Di cui sopra

A dar retta a quanto si legge qui e là - e con «là» si intende tra l’altro il New York Times - tra poco saremo in guerra.

Una coalizione guidata dagli Stati Uniti e formata da Francia, Gran Bretagna e, appunto, Italia, dovrebbe occuparsi di fronteggiare militarmente l’Isis in Libia, territorio che dopo la caduta di Gheddafi, provocata più o meno dalla medesima coalizione, è almeno in parte caduto in mano ai disgustosi tagliagole.

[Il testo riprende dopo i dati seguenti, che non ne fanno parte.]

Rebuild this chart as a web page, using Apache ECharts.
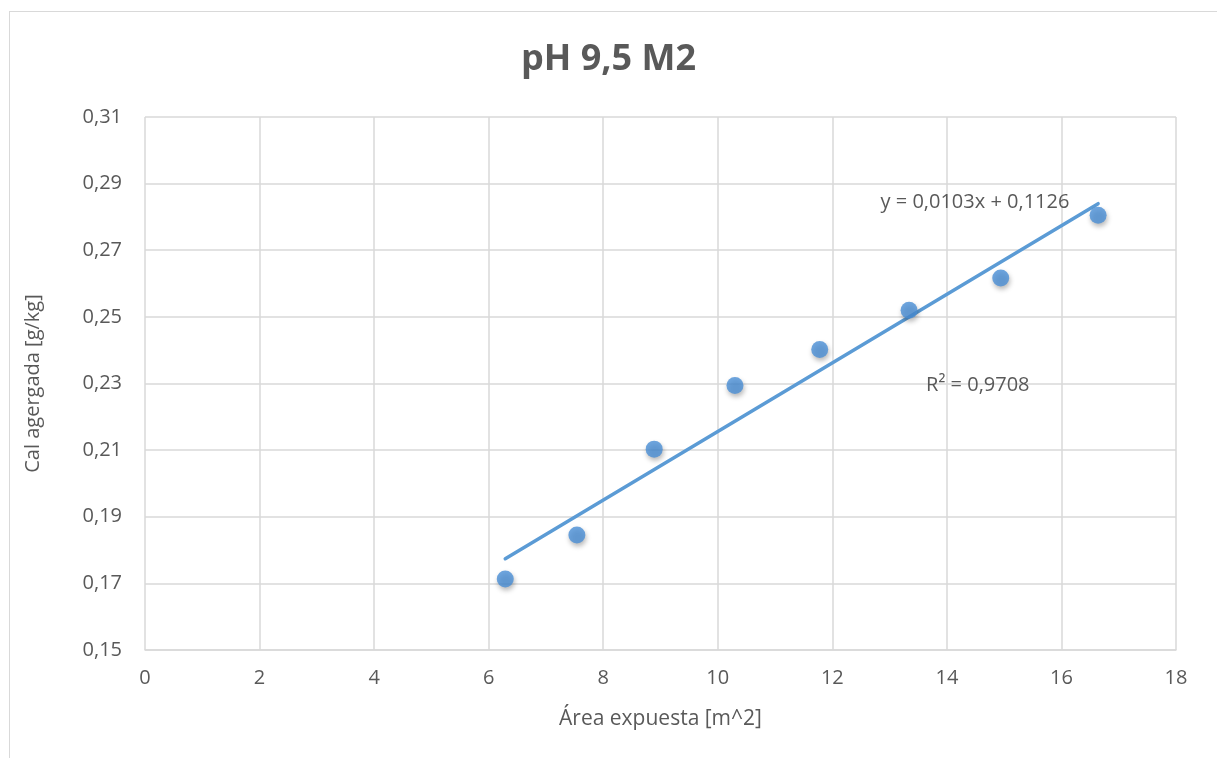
<!DOCTYPE html>
<html>
<head>
<meta charset="utf-8">
<script src="https://cdn.jsdelivr.net/npm/echarts@6/dist/echarts.min.js"></script>
<style>
  html, body { margin: 0; padding: 0; background: #fff; }
  #frame { position: absolute; left: 9px; top: 11px; width: 1230px; height: 760px; border: 1px solid #d9d9d9; box-sizing: border-box; }
  #chart { position: absolute; left: 0; top: 0; width: 1217px; height: 758px; }
</style>
</head>
<body>
<div id="frame"></div>
<div id="chart"></div>
<script>
// Exposed area (m^2) vs. lime added (g/kg)
const areaValues = [6.29, 7.54, 8.89, 10.30, 11.78, 13.34, 14.94, 16.64];
const limeValues = [0.1713, 0.1845, 0.2103, 0.2294, 0.2402, 0.2520, 0.2617, 0.2805];

// Linear fit coefficients and their printed labels
const fitSlope = 0.0103;
const fitIntercept = 0.1126;
const fitEquation = 'y = 0,0103x + 0,1126';
const fitR2 = 'R² = 0,9708';

const xTicks = { min: 0, max: 18, interval: 2 };
const yTicks = { min: 0.15, max: 0.31, interval: 0.02 };

const FONT = '"Open Sans", Lato, sans-serif';
const TXT = '#595959';
const GRIDC = '#d9d9d9';
const BLUE = '#5b9bd5';

const xFirst = Math.min(...areaValues);
const xLast = Math.max(...areaValues);
const trendData = [
  [xFirst, fitSlope * xFirst + fitIntercept],
  [xLast, fitSlope * xLast + fitIntercept]
];
const points = areaValues.map((x, i) => [x, limeValues[i]]);

const chart = echarts.init(document.getElementById('chart'));
chart.setOption({
  animation: false,
  title: {
    text: 'pH 9,5 M2',
    left: 'center',
    top: 37,
    textStyle: { fontFamily: FONT, fontSize: 36, fontWeight: 'bold', color: TXT }
  },
  grid: { left: 145, right: 41, top: 117, bottom: 108 },
  xAxis: {
    type: 'value',
    min: xTicks.min, max: xTicks.max, interval: xTicks.interval,
    name: 'Área expuesta [m^2]',
    nameLocation: 'middle',
    nameGap: 59,
    nameTextStyle: { fontFamily: FONT, fontSize: 21, color: TXT },
    axisLine: { show: true, lineStyle: { color: GRIDC, width: 1.5 } },
    axisTick: { show: false },
    axisLabel: { fontFamily: FONT, fontSize: 20, color: TXT, margin: 18 },
    splitLine: { show: true, lineStyle: { color: GRIDC, width: 1.5 } }
  },
  yAxis: {
    type: 'value',
    min: yTicks.min, max: yTicks.max, interval: yTicks.interval,
    name: 'Cal agergada [g/kg]',
    nameLocation: 'middle',
    nameGap: 102,
    nameTextStyle: { fontFamily: FONT, fontSize: 20, color: TXT },
    axisLine: { show: false },
    axisTick: { show: false },
    axisLabel: {
      fontFamily: FONT, fontSize: 20, color: TXT, margin: 23,
      formatter: v => v.toFixed(2).replace('.', ',')
    },
    splitLine: { show: true, lineStyle: { color: GRIDC, width: 1.5 } }
  },
  series: [
    {
      type: 'line',
      data: trendData,
      symbol: 'none',
      lineStyle: { color: BLUE, width: 3.5, cap: 'round' },
      silent: true,
      z: 2,
      markPoint: {
        symbol: 'circle',
        symbolSize: 0,
        label: { show: true, fontFamily: FONT, fontSize: 20, color: TXT, position: 'inside' },
        data: [
          { coord: [14.49, 0.2843], label: { formatter: fitEquation } },
          { coord: [14.54, 0.2296], label: { formatter: fitR2 } }
        ]
      }
    },
    {
      type: 'scatter',
      data: points,
      symbol: 'circle',
      symbolSize: 17,
      itemStyle: {
        color: '#4a8fd6',
        shadowBlur: 5,
        shadowColor: 'rgba(0,0,0,0.35)',
        shadowOffsetX: 1,
        shadowOffsetY: 3
      },
      z: 3
    }
  ]
});
</script>
</body>
</html>
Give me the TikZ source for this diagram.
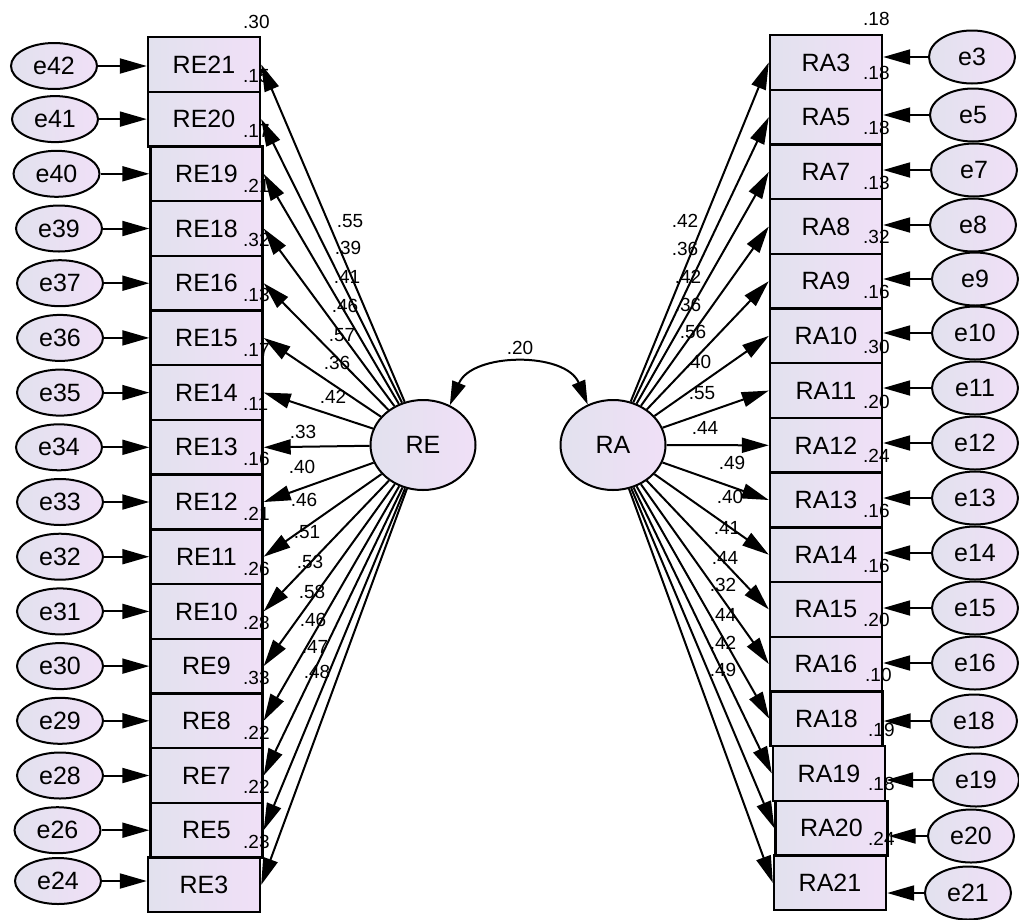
\documentclass[tikz,border=0pt]{standalone}
\usepackage{fontspec}
\setmainfont{Liberation Sans}
\usetikzlibrary{arrows.meta,shapes.geometric}
\definecolor{lavA}{RGB}{226,225,238}
\definecolor{lavB}{RGB}{240,224,247}
\begin{document}
\begin{tikzpicture}[x=1pt,y=-1pt,
  obs/.style={draw,line width=2.4pt,minimum width=112pt,minimum height=54.7pt,inner sep=0pt,
    left color=lavA,right color=lavB,font=\fontsize{25}{29}\selectfont},
  errl/.style={draw,ellipse,line width=2pt,minimum width=86pt,minimum height=46pt,inner sep=0pt,
    left color=lavA,right color=lavB,font=\fontsize{25}{29}\selectfont},
  errr/.style={draw,ellipse,line width=2pt,minimum width=86pt,minimum height=53pt,inner sep=0pt,
    left color=lavA,right color=lavB,font=\fontsize{25}{29}\selectfont},
  lat/.style={draw,ellipse,line width=2pt,minimum width=105pt,minimum height=90pt,inner sep=0pt,
    left color=lavA,right color=lavB,font=\fontsize{25}{29}\selectfont},
  arr/.style={line width=2pt,-{Triangle[length=27pt,width=15pt]}},
  darr/.style={line width=2pt,{Triangle[length=24pt,width=14pt]}-{Triangle[length=24pt,width=14pt]}},
  lab/.style={font=\fontsize{19}{21}\selectfont,inner sep=0pt},
]
\useasboundingbox[fill=white] (0,0) rectangle (1019,919);

% latent variables
\node[lat] (RE) at (423,445) {RE};
\node[lat] (RA) at (613,445) {RA};

% left indicators
\foreach \n/\e/\bx/\by/\ex/\ey/\r in {
  RE21/e42/204/64.4/54/66/.30,
  RE20/e41/204/119.1/55/119.1/.15,
  RE19/e40/206.5/173.8/56.5/173.8/.17,
  RE18/e39/206.5/228.5/59/228.5/.21,
  RE16/e37/206.5/283.2/60/283.2/.32,
  RE15/e36/206.5/337.9/60/337.9/.13,
  RE14/e35/206.5/392.6/60/392.6/.17,
  RE13/e34/206.5/447.3/59/447.3/.11,
  RE12/e33/206.5/502/60/502/.16,
  RE11/e32/206.5/556.7/60/556.7/.21,
  RE10/e31/206.5/611.4/60/611.4/.26,
  RE9/e30/206.5/666.1/60/666.1/.28,
  RE8/e29/206.5/720.8/60/720.8/.33,
  RE7/e28/206.5/775.5/60/775.5/.22,
  RE5/e26/206.5/830.2/57.5/830.2/.22,
  RE3/e24/204/884.9/58/881/.23}
{
  \node[obs] (\n) at (\bx,\by) {\n};
  \node[errl] (\e) at (\ex,\ey) {\e};
  \node[lab,anchor=west] (r\n) at (243,\by-42.85) {\r};
}

% right indicators
\foreach \n/\e/\bx/\by/\ex/\ey/\r/\rx in {
  RA3/e3/826/62.4/972/57/.18/863,
  RA5/e5/826/117.1/973/115/.18/863,
  RA7/e7/826/171.8/974/170/.18/863,
  RA8/e8/826/226.5/973/225/.13/863,
  RA9/e9/826/281.2/975/279/.32/863,
  RA10/e10/826/335.9/975/333/.16/863,
  RA11/e11/826/390.6/975/388/.30/863,
  RA12/e12/826/445.3/975/443/.20/863,
  RA13/e13/826/500/975/498/.24/863,
  RA14/e14/826/554.7/975/553/.16/863,
  RA15/e15/826/609.4/975/608/.16/863,
  RA16/e16/826/664.1/975/663/.20/863,
  RA18/e18/826.5/718.8/974/721/.10/865,
  RA19/e19/829/773.5/976/780/.19/868,
  RA20/e20/831.5/828.2/971/836/.18/868,
  RA21/e21/830/882.9/968/893/.24/868}
{
  \node[obs] (\n) at (\bx,\by) {\n};
  \node[errr] (\e) at (\ex,\ey) {\e};
  \node[lab,anchor=west] (r\n) at (\rx,\by-43.85) {\r};
}

% loading labels (left)
\foreach \x/\y/\t [count=\i] in {350/221/.55,348/248/.39,347/277/.41,345/306/.46,342/335/.57,
  337/363/.36,333/397/.42,303/432/.33,302/467/.40,304/500/.46,307/532/.51,310/562/.53,
  312/592/.58,313/620/.46,315/647/.47,317/672/.48}
  \node[lab] (ll\i) at (\x,\y) {\t};

% loading labels (right)
\foreach \x/\y/\t [count=\i] in {685/221/.42,685/249/.36,688/277/.42,688/305/.36,693/332/.56,
  698/362/.40,702/393/.55,705/428/.44,732/463/.49,730/497/.40,727/528/.41,725/558/.44,
  723/585/.32,723/615/.44,723/643/.42,723/670/.49}
  \node[lab] (rl\i) at (\x,\y) {\t};

% error arrows left
\foreach \n/\e in {RE21/e42,RE20/e41,RE19/e40,RE18/e39,RE16/e37,RE15/e36,RE14/e35,RE13/e34,
  RE12/e33,RE11/e32,RE10/e31,RE9/e30,RE8/e29,RE7/e28,RE5/e26,RE3/e24}
  \draw[arr] (\e.east) -- (\e.east -| \n.west);

% error arrows right
\foreach \n/\e in {RA3/e3,RA5/e5,RA7/e7,RA8/e8,RA9/e9,RA10/e10,RA11/e11,RA12/e12,RA13/e13,
  RA14/e14,RA15/e15,RA16/e16,RA18/e18,RA19/e19,RA20/e20,RA21/e21}
  \draw[arr] (\e.west) -- (\e.west -| \n.east);

% loadings
\foreach \n in {RE21,RE20,RE19,RE18,RE16,RE15,RE14,RE13,RE12,RE11,RE10,RE9,RE8,RE7,RE5,RE3}
  \draw[arr] (RE) -- (\n.east);
\foreach \n in {RA3,RA5,RA7,RA8,RA9,RA10,RA11,RA12,RA13,RA14,RA15,RA16,RA18,RA19,RA20,RA21}
  \draw[arr] (RA) -- (\n.west);

% covariance
\draw[darr] (RE.56) .. controls +(22,-53) and +(-22,-53) .. (RA.122);
\node[lab] (cov) at (520,348) {.20};
\end{tikzpicture}
\end{document}
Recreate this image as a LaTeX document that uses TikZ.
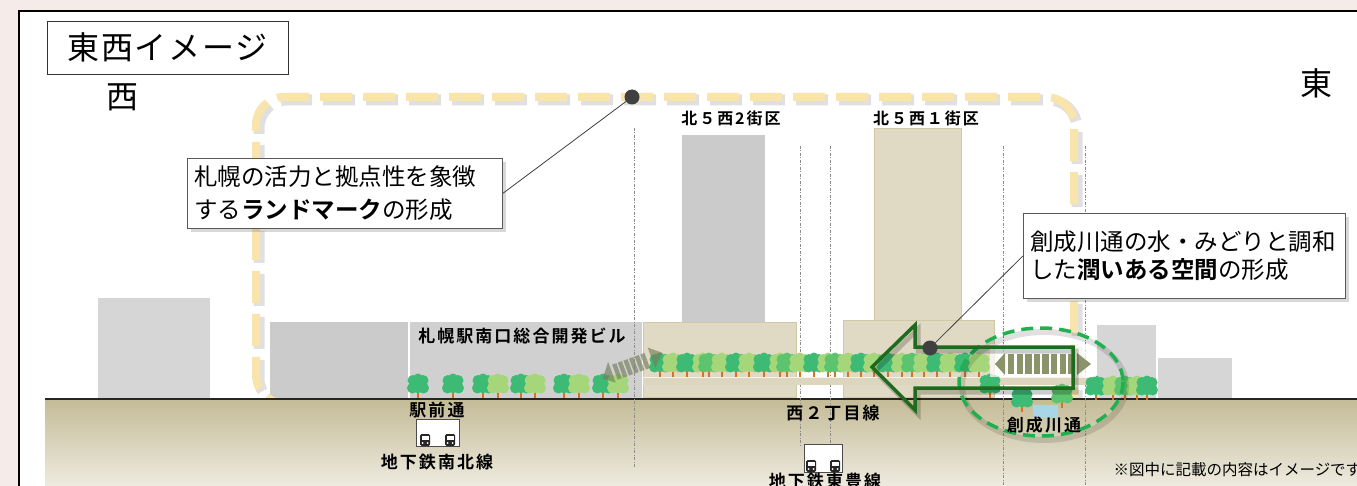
\documentclass[tikz,border=0pt]{standalone}
\usepackage{fontspec}
\setmainfont{Noto Sans CJK JP}[BoldFont={* Bold}]
\usetikzlibrary{shadows}

\definecolor{bgpink}{HTML}{F5ECEA}
\definecolor{bldgray}{HTML}{D6D6D6}
\definecolor{bldbeige}{HTML}{E0DAC4}
\definecolor{bldedge}{HTML}{D2C8A4}
\definecolor{routeyel}{HTML}{F9E4AC}
\definecolor{groundtop}{HTML}{C4BB96}
\definecolor{groundbot}{HTML}{EEEBE0}
\definecolor{treeA}{HTML}{3DBA74}
\definecolor{treeB}{HTML}{A5D67A}
\definecolor{treeC}{HTML}{5CC46E}
\definecolor{trunk}{HTML}{D8731A}
\definecolor{deckbar}{HTML}{DDD6BF}
\definecolor{arrowgreen}{HTML}{1E6B1E}
\definecolor{ringgreen}{HTML}{1FB050}
\definecolor{bridgeol}{HTML}{8A936A}
\definecolor{dotgray}{HTML}{404040}
\definecolor{water}{HTML}{A9D6E6}

\newcommand{\lblfont}[1]{\fontsize{#1}{#1}\selectfont\bfseries\addfontfeature{LetterSpace=12}}

\begin{document}
\begin{tikzpicture}[x=1pt,y=-1pt]
  \tikzstyle{block}=[fill=bldgray]
  \tikzstyle{house}=[fill=bldbeige,draw=bldedge,line width=1pt]
  \tikzstyle{label}=[font=\lblfont{17},inner sep=0pt]
  \tikzstyle{blocklabel}=[font=\lblfont{16},inner sep=0pt]
  \tikzstyle{callout}=[draw=black!65,fill=white,line width=0.8pt,align=left,inner xsep=7pt,
    font=\fontsize{23.5}{28}\selectfont,
    drop shadow={shadow xshift=4pt,shadow yshift=-4pt,opacity=0.3}]
  \tikzstyle{sep}=[black!45,line width=0.6pt,dash pattern=on 3pt off 1.5pt on 1pt off 1.5pt]
  \tikzstyle{pin}=[circle,fill=dotgray,minimum size=15pt,inner sep=0pt]
  \tikzstyle{subway}=[draw=black!70,fill=white,line width=0.8pt,inner sep=0pt]
  \tikzset{
    pics/tree/.style={code={
      \fill[trunk] (-1.3,0) rectangle (1.3,-9);
      \fill[#1] (0,-13) circle (8) (-5.5,-10) circle (5.5) (5.5,-10) circle (5.5)
                (-5,-17.5) circle (5.5) (5,-17.5) circle (5.5) (0,-20) circle (4.5);
    }},
    pics/train/.style={code={
      \fill[black!85,rounded corners=1.5pt] (-5,0) rectangle (5,-12);
      \fill[white] (-3.5,-10) rectangle (3.5,-6.5);
      \fill[white] (-2.5,-3) circle (1) (2.5,-3) circle (1);
    }}
  }

  \useasboundingbox (0,0) rectangle (1357,486);
  \fill[bgpink] (0,0) rectangle (1357,486);
  \draw[line width=2.5pt,fill=white] (19,11) rectangle (1400,520);

  % buildings
  \fill[block] (98,298) rectangle (210,399);
  \fill[block,fill=bldgray!95!black] (270,322) rectangle (408,399);
  \fill[block,fill=bldgray!97!black] (410,322) rectangle (642,399);
  \fill[block,fill=bldgray!95!black] (682,135) rectangle (765,330);
  \fill[block] (1097,325) rectangle (1156,399);
  \fill[block] (1158,358) rectangle (1232,399);
  \filldraw[house] (874,129) rectangle (961,320);
  \filldraw[house] (643,322) rectangle (796,397);
  \filldraw[house] (843,320) rectangle (994,397);

  % east-west route
  \draw[black,opacity=0.12,line width=11pt,dash pattern=on 32pt off 11pt,rounded corners=28pt]
    (300,406) -- (259,406) -- (259,100) -- (1077,100) -- (1077,406);
  \draw[routeyel,line width=8pt,dash pattern=on 32pt off 11pt,rounded corners=28pt]
    (297,403) -- (256,403) -- (256,97) -- (1074,97) -- (1074,403);

  % ground
  \shade[top color=groundtop,bottom color=groundbot] (45,399) rectangle (1357,486);
  \draw[line width=1.2pt,black!85] (45,399) -- (1357,399);

  % block boundaries
  \draw[sep] (634,128) -- (634,468);
  \draw[sep] (800,146) -- (800,446);
  \draw[sep] (830,146) -- (830,446);
  \draw[sep] (1003,146) -- (1003,486);
  \draw[sep] (1085,146) -- (1085,486);

  % deck and trees
  \fill[deckbar] (643,377) rectangle (1092,385);
  \draw[white!70!deckbar,line width=1pt] (643,377.5) -- (1092,377.5);
  \foreach \x/\c in {418/treeA,453/treeA,483/treeA,498/treeB,521/treeA,535/treeB,
                     564/treeA,579/treeB,603/treeA,618/treeB}
    \pic at (\x,398) {tree=\c};
  \foreach \x/\c in {660/treeA,673/treeB,687/treeA,703/treeB,709/treeC,722/treeB,
                     736/treeA,749/treeB,764/treeA,780/treeB,787/treeC,800/treeB,
                     814/treeA,828/treeB,835/treeC,848/treeB,861/treeA,874/treeB,
                     888/treeA,902/treeB,912/treeC,924/treeB,937/treeA,950/treeB,
                     965/treeA,979/treeB}
    \pic at (\x,377) {tree=\c};
  \foreach \x/\c in {1096/treeA,1113/treeB,1125/treeC,1137/treeB,1147/treeA}
    \pic at (\x,400) {tree=\c};
  \pic at (990,398) {tree=treeA};

  % creek
  \fill[water] (1033,405) rectangle (1058,418);
  \pic at (1022,412) {tree=treeA};
  \pic at (1062,408) {tree=treeC};

  % pedestrian links
  \begin{scope}[shift={(632,366)},rotate=20,opacity=0.65]
    \foreach \s in {-16,-10,...,16}
      \fill[bridgeol!85!black] (\s-2.2,-8) rectangle (\s+2.2,8);
    \fill[bridgeol!85!black] (-21,-12) -- (-32,2) -- (-21,10) -- cycle;
    \fill[bridgeol!85!black] (21,-12) -- (33,-2) -- (21,10) -- cycle;
  \end{scope}
  \fill[white,opacity=0.7] (990,344) rectangle (1096,377);
  \fill[bridgeol] (995,364) -- (1005,353) -- (1005,375) -- cycle;
  \fill[bridgeol] (1091,364) -- (1077,353) -- (1077,375) -- cycle;
  \foreach \k in {0,...,7}
    \fill[bridgeol] (1008+\k*8.6,354) rectangle +(6.4,20);

  % green space ring
  \draw[black,opacity=0.12,line width=6pt] (1044,386) ellipse [x radius=82, y radius=54];
  \draw[ringgreen,line width=3.5pt,dash pattern=on 12pt off 7pt] (1041,382) ellipse [x radius=82, y radius=54];

  % westward arrow
  \draw[black,opacity=0.2,line width=5pt,line join=miter]
    (875,371) -- (918,329) -- (918,351) -- (1076,351) -- (1076,392) -- (918,392) -- (918,414) -- cycle;
  \draw[arrowgreen,line width=3.5pt,line join=miter]
    (872,367) -- (915,325) -- (915,347) -- (1073,347) -- (1073,388) -- (915,388) -- (915,410) -- cycle;

  % callouts
  \node[callout,anchor=north west,text width=301pt,minimum height=70pt] (landmark) at (187,158)
    {札幌の活力と拠点性を象徴\\[5pt]する\textbf{ランドマーク}の形成};
  \node[pin] (pin1) at (632,97) {};
  \draw[black!75,line width=0.8pt] (landmark.east) -- (pin1);
  \node[callout,anchor=north west,text width=308pt,minimum height=85pt] (oasis) at (1023,213)
    {創成川通の水・みどりと調和\\した\textbf{潤いある空間}の形成};
  \node[pin] (pin2) at (930,348) {};
  \draw[black!75,line width=0.8pt] (oasis.west) -- (pin2);

  % subway stations
  \node[subway,minimum width=43pt,minimum height=27pt] (nanbokuSta) at (437.5,432.5) {};
  \pic at (425,446) {train};
  \pic at (450,446) {train};
  \node[subway,minimum width=38pt,minimum height=28pt] (tohoSta) at (823,458) {};
  \pic at (811,472) {train};
  \pic at (835,472) {train};

  % labels
  \node[blocklabel] (kita52) at (731,118) {北５西2街区};
  \node[blocklabel] (kita51) at (926,118) {北５西１街区};
  \node[label] (ekinan) at (522,336) {札幌駅南口総合開発ビル};
  \node[label] (ekimae) at (437,410) {駅前通};
  \node[label] (nanboku) at (437,462) {地下鉄南北線};
  \node[label] (nishi2) at (833,413) {西２丁目線};
  \node[label] (toho) at (825,481) {地下鉄東豊線};
  \node[label] (sosei) at (1044,425) {創成川通};

  \node[draw=black!80,line width=0.8pt,minimum width=241pt,minimum height=53pt,
        font=\fontsize{32}{32}\selectfont\addfontfeature{LetterSpace=5}] (title) at (167.5,47.5) {東西イメージ};
  \node[font=\fontsize{32}{32}\selectfont] (west) at (122,97) {西};
  \node[font=\fontsize{32}{32}\selectfont] (east) at (1316,83) {東};
  \node[anchor=west,font=\fontsize{15.5}{15.5}\selectfont] (note) at (1110,470)
    {※図中に記載の内容はイメージです};
\end{tikzpicture}
\end{document}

Non voglio addentrarmi sull’opportunità strategica dell’intervento e neppure sulla sua sostenibilità politica. Arriverò a dire che non mi interessa neppure discettare sulla questione morale (o immorale) che, sempre, l’uso delle armi porta con sé. La mia immediata curiosità - se è poi questa la parola che cerco - riguarda l’impatto culturale dell’annunciato attacco. O, se preferite, le conseguenze sociali. In altre parole, mi chiedo se ci rendiamo ben conto su quale Italia sta per abbattersi la responsabilità di bombardare terroristi in Libia.

Neppure facendo galoppare l’immaginazione - e non credo di averne poca - riesco a quantificare il volume delle reazioni che si scateneranno. Altrettanta paura delle bombe, e delle possibili ritorsioni, mi provoca l’idea di leggere ciò che leggeremo, sentire ciò che sentiremo e vedere ciò che vedremo.

Lo dico sapendo bene di essere complice e in parte direttamente responsabile dello sciocchezzaio che, ogni giorno, lo scadimento dei riferimenti culturali va sollevando nel nostro Paese. Però mi spaventa pensare che davanti a responsabilità gravi - e non ce n’è di più gravi che muovere una guerra - non sapremo fare di meglio che usare i soliti toni, le solite espressioni, i soliti «nonsense» e le solite buffonate retoriche.

Oppure non andrà così e l’Italia dimostrerà di essere un Paese unito nella diversità, compatto nella libertà di opinione e affidabile negli impegni e negli intenti. Purtroppo, soltanto a scriverlo sembra già di veder confermati i timori di cui sopra.